I think the city fathers (or mothers) have been sold a bill of goods by some slick developers who want to make a buck somehow. I don’t know how, but they seem to be working on it and will probably succeed.          

Why couldn’t the city planners just leave things alone. As far as I’m concerned, they are damned if they succeed and damned if they don’t. If they succeed, who wants hundreds or perhaps thousands of drunken conventioneers in our city?

But personally, I don’t think they will succeed. I don’t see the need for a hotel without conventions and I don’t see a need for conventions.
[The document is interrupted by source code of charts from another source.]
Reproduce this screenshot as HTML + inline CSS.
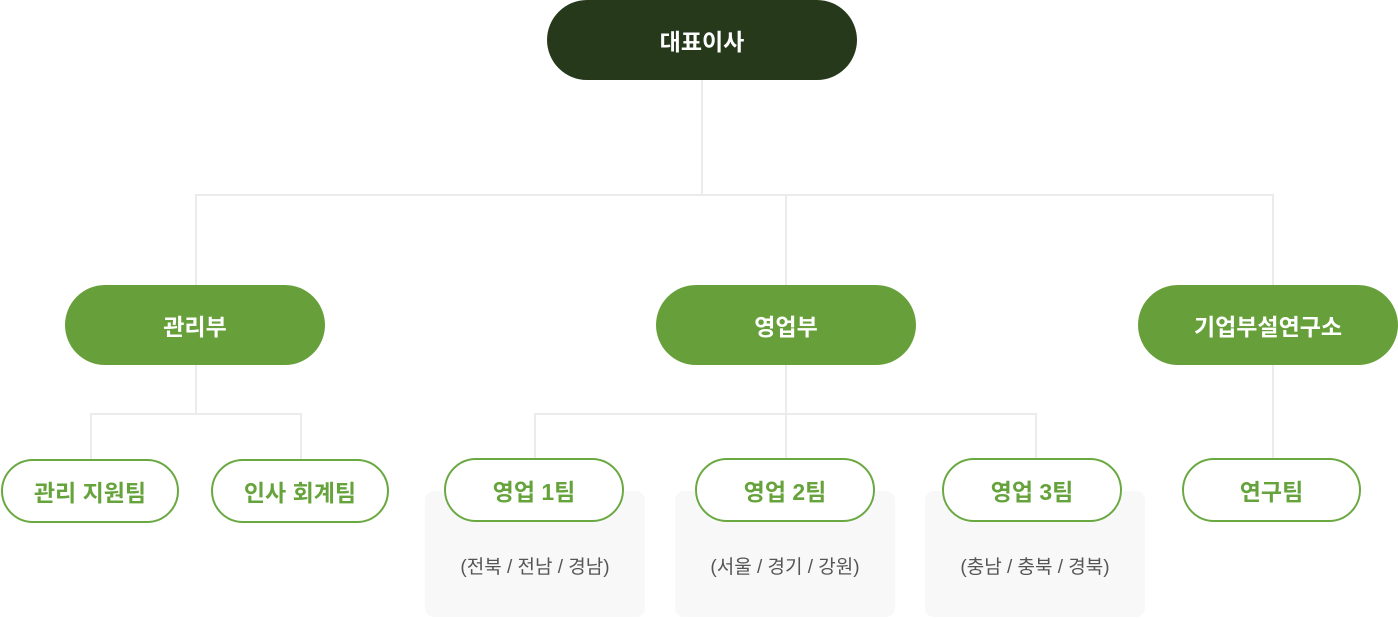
<!DOCTYPE html>
<html>
<head>
<meta charset="utf-8">
<style>
  html,body{margin:0;padding:0;background:#fff;}
  body{width:1398px;height:618px;position:relative;overflow:hidden;font-family:"Liberation Sans","Noto Sans CJK KR",sans-serif;}
  .ln{position:absolute;background:#ebebeb;}
  .node{position:absolute;display:flex;align-items:center;justify-content:center;box-sizing:border-box;font-weight:bold;white-space:nowrap;}
  .top{background:#263a1b;color:#fff;border-radius:40px;font-size:23px;}
  .mid{background:#67a03b;color:#fff;border-radius:40px;font-size:23px;}
  .sm{background:#fff;border:2px solid #6aa841;color:#67a33c;border-radius:32px;font-size:23px;}
  .box{position:absolute;background:#f8f8f8;border-radius:9px;}
  .sub{position:absolute;color:#555;font-size:19px;text-align:center;line-height:24px;}
</style>
</head>
<body>
  <!-- lines -->
  <div class="ln" style="left:701px;top:80px;width:2px;height:116px;"></div>
  <div class="ln" style="left:195px;top:194px;width:1079px;height:2px;"></div>
  <div class="ln" style="left:195px;top:194px;width:2px;height:92px;"></div>
  <div class="ln" style="left:785px;top:194px;width:2px;height:92px;"></div>
  <div class="ln" style="left:1272px;top:194px;width:2px;height:92px;"></div>

  <div class="ln" style="left:195px;top:364px;width:2px;height:51px;"></div>
  <div class="ln" style="left:90px;top:413px;width:212px;height:2px;"></div>
  <div class="ln" style="left:90px;top:413px;width:2px;height:47px;"></div>
  <div class="ln" style="left:300px;top:413px;width:2px;height:47px;"></div>

  <div class="ln" style="left:785px;top:364px;width:2px;height:96px;"></div>
  <div class="ln" style="left:534px;top:413px;width:503px;height:2px;"></div>
  <div class="ln" style="left:534px;top:413px;width:2px;height:47px;"></div>
  <div class="ln" style="left:1035px;top:413px;width:2px;height:47px;"></div>

  <div class="ln" style="left:1272px;top:364px;width:2px;height:96px;"></div>

  <!-- gray boxes -->
  <div class="box" style="left:425px;top:491px;width:220px;height:126px;"></div>
  <div class="box" style="left:675px;top:491px;width:220px;height:126px;"></div>
  <div class="box" style="left:925px;top:491px;width:220px;height:126px;"></div>
  <div class="sub" style="left:425px;top:556px;width:220px;">(전북 / 전남 / 경남)</div>
  <div class="sub" style="left:675px;top:556px;width:220px;">(서울 / 경기 / 강원)</div>
  <div class="sub" style="left:925px;top:556px;width:220px;">(충남 / 충북 / 경북)</div>

  <!-- nodes -->
  <div class="node top" style="left:547px;top:0;width:310px;height:80px;">대표이사</div>

  <div class="node mid" style="left:65px;top:285px;width:260px;height:80px;">관리부</div>
  <div class="node mid" style="left:656px;top:285px;width:260px;height:80px;">영업부</div>
  <div class="node mid" style="left:1138px;top:285px;width:260px;height:80px;">기업부설연구소</div>

  <div class="node sm" style="left:1px;top:459px;width:178px;height:64px;">관리 지원팀</div>
  <div class="node sm" style="left:211px;top:459px;width:178px;height:64px;">인사 회계팀</div>
  <div class="node sm" style="left:444px;top:458px;width:180px;height:64px;">영업 1팀</div>
  <div class="node sm" style="left:695px;top:458px;width:180px;height:64px;">영업 2팀</div>
  <div class="node sm" style="left:942px;top:458px;width:180px;height:64px;">영업 3팀</div>
  <div class="node sm" style="left:1182px;top:458px;width:179px;height:64px;">연구팀</div>
</body>
</html>
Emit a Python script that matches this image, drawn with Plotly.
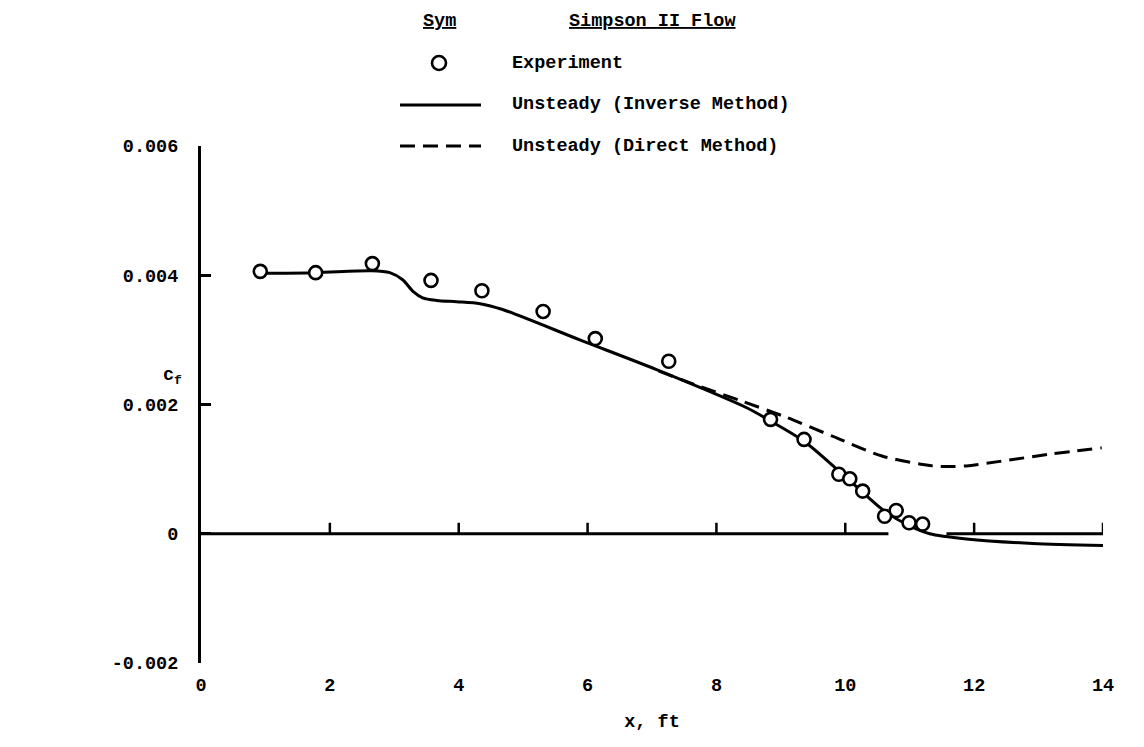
import plotly.graph_objects as go

# Skin-friction coefficient vs. streamwise distance, Simpson II flow
exp_x = [0.92, 1.78, 2.66, 3.57, 4.36, 5.31, 6.12, 7.26, 8.84, 9.36,
         9.90, 10.07, 10.27, 10.61, 10.79, 10.99, 11.20]
exp_cf = [0.00406, 0.00404, 0.00418, 0.00392, 0.00376, 0.00344, 0.00302,
          0.00267, 0.00177, 0.00146, 0.00092, 0.00085, 0.00066, 0.00027,
          0.00036, 0.00017, 0.00015]

inv_x = [0.92, 1.78, 2.65, 2.93, 3.13, 3.29, 3.44, 3.66, 3.97, 4.33, 4.68,
         5.88, 7.07, 8.47, 8.83, 9.36, 9.90, 10.25, 10.61, 11.00, 11.31,
         11.88, 12.91, 14.00]
inv_cf = [0.00403, 0.00404, 0.00407, 0.00404, 0.00393, 0.00375, 0.00365,
          0.00361, 0.00359, 0.00356, 0.00347, 0.00300, 0.00254, 0.00195,
          0.00175, 0.00143, 0.00097, 0.00066, 0.00035, 0.00012, 0.00000,
          -0.00008, -0.00015, -0.00018]

dir_x = [7.10, 7.74, 8.40, 9.09, 9.80, 10.58, 11.36, 11.62, 11.88, 12.40,
         13.17, 13.98]
dir_cf = [0.00252, 0.00228, 0.00205, 0.00180, 0.00151, 0.00120, 0.00105,
          0.00104, 0.00105, 0.00112, 0.00123, 0.00133]

# Zero reference line, broken where the curves cross it
zero_x = [0, 10.67, None, 11.57, 14]
zero_y = [0, 0, None, 0, 0]
zero_ticks = [2, 4, 6, 8, 10, 12, 14]

x_ticks = [0, 2, 4, 6, 8, 10, 12, 14]
x_labels = ["0", "2", "4", "6", "8", "10", "12", "14"]
y_ticks = [-0.002, 0, 0.002, 0.004, 0.006]
y_labels = ["-0.002", "0", "0.002", "0.004", "0.006"]

FONT = "Liberation Mono, DejaVu Sans Mono, monospace"
FS = 18.5
W, H = 1144, 747
L, R, T, B = 201, 41, 146, 84
PW, PH = W - L - R, H - T - B


def px(xp):
    return (xp - L) / PW


def py(yp):
    return (H - B - yp) / PH


def txt(s):
    return "<b>" + s + "</b>"


fig = go.Figure()

fig.add_trace(go.Scatter(x=zero_x, y=zero_y, mode="lines",
                         line=dict(color="black", width=3),
                         hoverinfo="skip", showlegend=False))
fig.add_trace(go.Scatter(x=dir_x, y=dir_cf, mode="lines",
                         line=dict(color="black", width=3, dash="15px,8px",
                                   shape="spline", smoothing=0.8),
                         showlegend=False))
fig.add_trace(go.Scatter(x=inv_x, y=inv_cf, mode="lines",
                         line=dict(color="black", width=3,
                                   shape="spline", smoothing=0.8),
                         showlegend=False))
fig.add_trace(go.Scatter(x=exp_x, y=exp_cf, mode="markers",
                         marker=dict(symbol="circle", size=13, color="white",
                                     line=dict(color="black", width=2.6)),
                         showlegend=False))

shapes = []
for xv in zero_ticks:
    shapes.append(dict(type="line", xref="x", yref="y", x0=xv, x1=xv,
                       ysizemode="pixel", yanchor=0, y0=0, y1=11,
                       line=dict(color="black", width=2.5)))

# Legend key
shapes.append(dict(type="circle", xref="paper", yref="paper",
                   xsizemode="pixel", ysizemode="pixel",
                   xanchor=px(439), yanchor=py(63),
                   x0=-7, x1=7, y0=-7, y1=7,
                   line=dict(color="black", width=2.6), fillcolor="white"))
shapes.append(dict(type="line", xref="paper", yref="paper",
                   x0=px(400), x1=px(481), y0=py(105), y1=py(105),
                   line=dict(color="black", width=3)))
shapes.append(dict(type="line", xref="paper", yref="paper",
                   x0=px(400), x1=px(481), y0=py(146), y1=py(146),
                   line=dict(color="black", width=3, dash="15px,8px")))

annotations = [
    dict(text=txt("<u>Sym</u>"), x=px(439), y=py(21), xanchor="center"),
    dict(text=txt("<u>Simpson II Flow</u>"), x=px(567), y=py(21), xanchor="left"),
    dict(text=txt("Experiment"), x=px(510), y=py(63), xanchor="left"),
    dict(text=txt("Unsteady (Inverse Method)"), x=px(510), y=py(105), xanchor="left"),
    dict(text=txt("Unsteady (Direct Method)"), x=px(510), y=py(146), xanchor="left"),
    dict(text=txt("c<sub>f</sub>"), x=px(172), y=py(376), xanchor="center"),
]
for a in annotations:
    a.update(xref="paper", yref="paper", yanchor="middle", showarrow=False,
             font=dict(family=FONT, size=FS, color="black"))

fig.update_layout(
    width=W, height=H,
    margin=dict(l=L, r=R, t=T, b=B, pad=0),
    paper_bgcolor="white", plot_bgcolor="white",
    font=dict(family=FONT, size=FS, color="black"),
    shapes=shapes, annotations=annotations,
    xaxis=dict(range=[0, 14], tickvals=x_ticks,
               ticktext=[txt(s) for s in x_labels],
               showline=False, showgrid=False, zeroline=False, ticks="",
               ticklabelstandoff=8,
               title=dict(text=txt("x, ft"), standoff=18,
                          font=dict(family=FONT, size=FS))),
    yaxis=dict(range=[-0.002, 0.006], tickvals=y_ticks,
               ticktext=[txt(s) for s in y_labels],
               showline=True, linecolor="black", linewidth=3,
               ticks="inside", ticklen=10, tickwidth=2.5, tickcolor="black",
               showgrid=False, zeroline=False, ticklabelstandoff=16),
    showlegend=False,
)

fig.write_html("out.html")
As for the apartments, they won’t sell if they are expensive (take a hint from those expensive condos that didn’t sell). And if they are inexpensive, all that they will do is attract undesirables from other cities and no one wants them.

As for the two or three restaurants, do we really need them? A restaurant is a very tricky business and very risky.

Up in restaurant row on Harvey Street in Muskegon, one or two restaurants fail every year, and one or two open up and try to make a go of it. Right now, at least two are vacant: Perkins on Harvey and Sternberg, and Garfield’s in The Lakes Mall.

When a chain as large and popular as Perkins can’t make it in an ideal location such as Harvey and Sternberg, you know the competition must be brutal. Yet, they claim to want to build as many as three of them close to Jackson and Beacon. If they do, you can bet that at least two of them will soon be boarded up.          

Why can’t they just let things be and develop naturally? Why force the issue? Have they already committed tax dollars and now feel the need for reimbursement?

I’m afraid that they are taking risks that need not be taken. But then who am I to complain? I’m just an old fuddy-duddy who dislikes change. 

I hate to see our quaint little town turned into a metropolis or, worse yet, a slum. Also, I’m not a resident of Grand Haven, rather Ferrysburg. As a mere onlooker, perhaps I’m just howling at the moon.

In any case, I’m glad that Ferrysburg has no such grandiose plans.